**THE TASK**
Images are not part of the copy; transcribe all the data exactly.
>> BEGIN DATA
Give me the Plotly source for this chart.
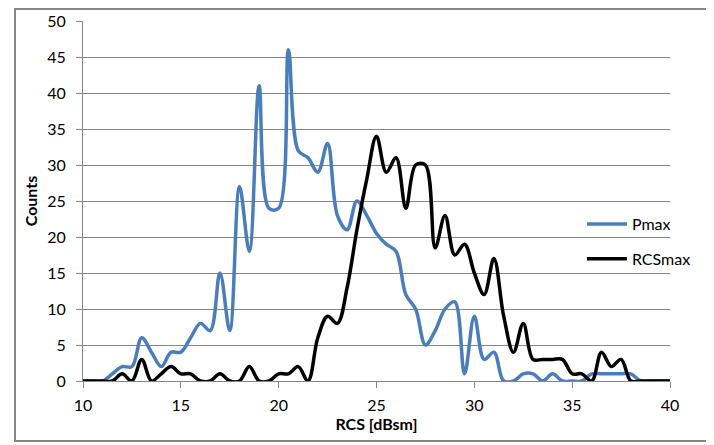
import plotly.graph_objects as go

rcs = [10, 10.5, 11, 11.5, 12, 12.5, 13, 13.5, 14, 14.5, 15, 15.5, 16, 16.5, 17, 17.5,
       18, 18.5, 19, 19.5, 20, 20.5, 21, 21.5, 22, 22.5, 23, 23.5, 24, 24.5, 25, 25.5,
       26, 26.5, 27, 27.5, 28, 28.5, 29, 29.5, 30, 30.5, 31, 31.5, 32, 32.5, 33, 33.5,
       34, 34.5, 35, 35.5, 36, 36.5, 37, 37.5, 38, 38.5, 39, 39.5, 40]

pmax = [0, 0, 0, 1, 2, 2, 6, 4, 2, 4, 4, 6, 8, 7, 15, 7,
        27, 18, 41, 24, 24, 46, 32, 31, 29, 33, 23, 21, 25, 23, 20.5, 19,
        18, 12, 10, 5, 7, 10, 11, 1, 9, 3, 4, 0, 0, 1, 1, 0,
        1, 0, 0, 0, 1, 1, 1, 1, 1, 0, 0, 0, 0]

rcsmax = [0, 0, 0, 0, 1, 0, 3, 0, 1, 2, 1, 1, 0, 0, 1, 0,
          0, 2, 0, 0, 1, 1, 2, 0, 6, 9, 8, 13, 21, 28, 34, 29,
          31, 24, 30, 30, 18.5, 23, 17.5, 19, 15, 12, 17, 9, 4, 8, 3, 3,
          3, 3, 1, 1, 0, 4, 2, 3, 0, 0, 0, 0, 0]

FONT = "Lato, sans-serif"

fig = go.Figure()
fig.add_trace(go.Scatter(x=rcs, y=pmax, name="Pmax", mode="lines",
                         line=dict(color="#4A7EBB", width=3.5, shape="spline", smoothing=1),
                         legendgroup="a"))
fig.add_trace(go.Scatter(x=rcs, y=rcsmax, name="RCSmax", mode="lines",
                         line=dict(color="#000000", width=3.5, shape="spline", smoothing=1),
                         legendgroup="b"))

# page offset of 8px (body margin) -> plot area at page x 83..670, y 21..381
W, H = 706, 437
L, T = 75, 13
PW, PH = 587, 360

fig.update_layout(
    width=W, height=H,
    margin=dict(l=L, r=W - L - PW, t=T, b=H - T - PH, autoexpand=False),
    paper_bgcolor="white", plot_bgcolor="white",
    font=dict(family=FONT, size=16, color="#000000"),
    showlegend=True,
    legend=dict(x=0.850, y=0.3875, xanchor="left", yanchor="middle",
                bgcolor="rgba(0,0,0,0)", font=dict(size=16),
                tracegroupgap=11, traceorder="grouped", itemwidth=40),
    xaxis=dict(range=[10, 40], tickvals=[10, 15, 20, 25, 30, 35, 40],
               showgrid=False, zeroline=False, automargin=False,
               showline=True, linecolor="#868686", linewidth=1,
               ticks="outside", ticklen=6, tickcolor="#868686",
               ticklabelstandoff=4,
               title=dict(text="<b>RCS [dBsm]</b>", standoff=0, font=dict(size=16))),
    yaxis=dict(range=[0, 50], tickvals=list(range(0, 51, 5)),
               showgrid=True, gridcolor="#868686", gridwidth=1, zeroline=False,
               automargin=False,
               showline=True, linecolor="#868686", linewidth=1,
               ticks="outside", ticklen=6, tickcolor="#868686",
               ticklabelstandoff=7,
               title=dict(text="<b>Counts</b>", standoff=5, font=dict(size=16))),
    shapes=[dict(type="rect", xref="paper", yref="paper",
                 x0=(15 - 83) / PW, x1=(713 - 83) / PW,
                 y0=(381 - 441) / PH, y1=(381 - 9) / PH,
                 line=dict(color="#868686", width=2), fillcolor="rgba(0,0,0,0)",
                 layer="below")],
)

fig.write_html("out.html")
>> END DATA
**SOLUTION TO THIS PROBLEM**
Give me the Plotly source for this chart.
import plotly.graph_objects as go

rcs = [10, 10.5, 11, 11.5, 12, 12.5, 13, 13.5, 14, 14.5, 15, 15.5, 16, 16.5, 17, 17.5,
       18, 18.5, 19, 19.5, 20, 20.5, 21, 21.5, 22, 22.5, 23, 23.5, 24, 24.5, 25, 25.5,
       26, 26.5, 27, 27.5, 28, 28.5, 29, 29.5, 30, 30.5, 31, 31.5, 32, 32.5, 33, 33.5,
       34, 34.5, 35, 35.5, 36, 36.5, 37, 37.5, 38, 38.5, 39, 39.5, 40]

pmax = [0, 0, 0, 1, 2, 2, 6, 4, 2, 4, 4, 6, 8, 7, 15, 7,
        27, 18, 41, 24, 24, 46, 32, 31, 29, 33, 23, 21, 25, 23, 20.5, 19,
        18, 12, 10, 5, 7, 10, 11, 1, 9, 3, 4, 0, 0, 1, 1, 0,
        1, 0, 0, 0, 1, 1, 1, 1, 1, 0, 0, 0, 0]

rcsmax = [0, 0, 0, 0, 1, 0, 3, 0, 1, 2, 1, 1, 0, 0, 1, 0,
          0, 2, 0, 0, 1, 1, 2, 0, 6, 9, 8, 13, 21, 28, 34, 29,
          31, 24, 30, 30, 18.5, 23, 17.5, 19, 15, 12, 17, 9, 4, 8, 3, 3,
          3, 3, 1, 1, 0, 4, 2, 3, 0, 0, 0, 0, 0]

FONT = "Lato, sans-serif"

fig = go.Figure()
fig.add_trace(go.Scatter(x=rcs, y=pmax, name="Pmax", mode="lines",
                         line=dict(color="#4A7EBB", width=3.5, shape="spline", smoothing=1),
                         legendgroup="a"))
fig.add_trace(go.Scatter(x=rcs, y=rcsmax, name="RCSmax", mode="lines",
                         line=dict(color="#000000", width=3.5, shape="spline", smoothing=1),
                         legendgroup="b"))

# page offset of 8px (body margin) -> plot area at page x 83..670, y 21..381
W, H = 706, 437
L, T = 75, 13
PW, PH = 587, 360

fig.update_layout(
    width=W, height=H,
    margin=dict(l=L, r=W - L - PW, t=T, b=H - T - PH, autoexpand=False),
    paper_bgcolor="white", plot_bgcolor="white",
    font=dict(family=FONT, size=16, color="#000000"),
    showlegend=True,
    legend=dict(x=0.850, y=0.3875, xanchor="left", yanchor="middle",
                bgcolor="rgba(0,0,0,0)", font=dict(size=16),
                tracegroupgap=11, traceorder="grouped", itemwidth=40),
    xaxis=dict(range=[10, 40], tickvals=[10, 15, 20, 25, 30, 35, 40],
               showgrid=False, zeroline=False, automargin=False,
               showline=True, linecolor="#868686", linewidth=1,
               ticks="outside", ticklen=6, tickcolor="#868686",
               ticklabelstandoff=4,
               title=dict(text="<b>RCS [dBsm]</b>", standoff=0, font=dict(size=16))),
    yaxis=dict(range=[0, 50], tickvals=list(range(0, 51, 5)),
               showgrid=True, gridcolor="#868686", gridwidth=1, zeroline=False,
               automargin=False,
               showline=True, linecolor="#868686", linewidth=1,
               ticks="outside", ticklen=6, tickcolor="#868686",
               ticklabelstandoff=7,
               title=dict(text="<b>Counts</b>", standoff=5, font=dict(size=16))),
    shapes=[dict(type="rect", xref="paper", yref="paper",
                 x0=(15 - 83) / PW, x1=(713 - 83) / PW,
                 y0=(381 - 441) / PH, y1=(381 - 9) / PH,
                 line=dict(color="#868686", width=2), fillcolor="rgba(0,0,0,0)",
                 layer="below")],
)

fig.write_html("out.html")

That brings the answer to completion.